Says Jason Simon, director of marketing at UC’s office of the president, "Within higher education as a whole, we are becoming much more marketing savvy. Branding is becoming more and more important for us. It's about growing broad-based support."

He explains to Marketing Daily that the campaign is one of several ongoing efforts to make sure California's public understands the value of the state university system. "We are in midst of a fourth year of dramatic budgets cuts; we have seen $1 billion cut from state funding with a dramatic impact on tuition, so it's really transforming the face of a public institution. We are hoping to ignite what we know is a passive sense of support for the university. So this is not a recruitment effort, it's a brand effort: the real intent is to make sure people know what the university does and that the enterprise is beyond educating students."

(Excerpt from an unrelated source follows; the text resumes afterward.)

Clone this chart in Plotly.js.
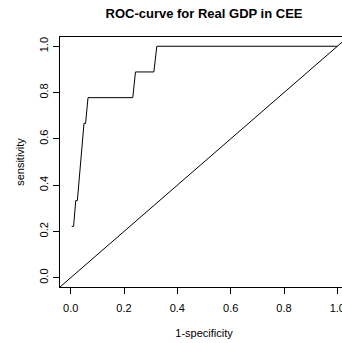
<!DOCTYPE html>
<html>
<head>
<meta charset="utf-8">
<script src="https://cdn.plot.ly/plotly-3.0.1.min.js"></script>
<style>
html,body{margin:0;padding:0;overflow:hidden;background:#fff;}
#chart{width:348px;height:343px;}
</style>
</head>
<body>
<div id="chart"></div>
<script>
// ROC curve points
var oneMinusSpecificity = [0.004, 0.011, 0.019, 0.025, 0.05, 0.056, 0.065, 0.233, 0.243, 0.312, 0.323, 1.0];
var sensitivity         = [0.222, 0.222, 0.333, 0.333, 0.667, 0.667, 0.778, 0.778, 0.889, 0.889, 1.0, 1.0];
var tickValues = [0, 0.2, 0.4, 0.6, 0.8, 1.0];
var tickLabels = ["0.0", "0.2", "0.4", "0.6", "0.8", "1.0"];

var font = {family: "Liberation Sans, Arial, sans-serif", size: 11, color: "#000"};

var trace = {
  x: oneMinusSpecificity,
  y: sensitivity,
  type: "scatter",
  mode: "lines",
  line: {color: "#000", width: 1},
  hoverinfo: "skip"
};

var axisCommon = {
  range: [-0.04, 1.04],
  tickvals: tickValues,
  ticktext: tickLabels,
  ticks: "outside",
  ticklen: 6,
  tickwidth: 1,
  tickcolor: "#000",
  showgrid: false,
  zeroline: false,
  showline: true,
  linecolor: "#000",
  linewidth: 1,
  mirror: true,
  tickfont: font
};

var layout = {
  width: 348,
  height: 343,
  margin: {l: 60, r: 0, t: 37, b: 56},
  paper_bgcolor: "#fff",
  plot_bgcolor: "#fff",
  showlegend: false,
  font: font,
  title: {
    text: "<b>ROC-curve for Real GDP in CEE</b>",
    font: {family: "Liberation Sans, Arial, sans-serif", size: 13, color: "#000"},
    x: 0.5, xref: "paper", xanchor: "center",
    y: 0.96, yanchor: "middle"
  },
  xaxis: Object.assign({}, axisCommon, {
    title: {text: "1-specificity", font: font, standoff: 16},
    ticklabelstandoff: 5
  }),
  yaxis: Object.assign({}, axisCommon, {
    title: {text: "sensitivity", font: font, standoff: 10},
    tickangle: -90,
    ticklabelstandoff: 1
  }),
  shapes: [{
    type: "line", xref: "paper", yref: "paper",
    x0: 0, y0: 0, x1: 1, y1: 1,
    line: {color: "#000", width: 1}
  }]
};

Plotly.newPlot("chart", [trace], layout, {displayModeBar: false, staticPlot: true});
</script>
</body>
</html>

The effort includes a fall experiential tour making about 35 stops around the state, says Simon. "Athletics and culture are ways to engage alumnae and community, but there are other ways. And University of California research touches our lives on a daily basis." 

He says market research shows strong support for the university system. "Support for higher education and for UC is high both among voters and alumnae," he says. "They get the university's role as an economic driver. But where we fall short is in their understanding of how it touches their lives."

 The campaign will also involve each campus's social media fan base. "This is a really big and important problem for a really influential brand."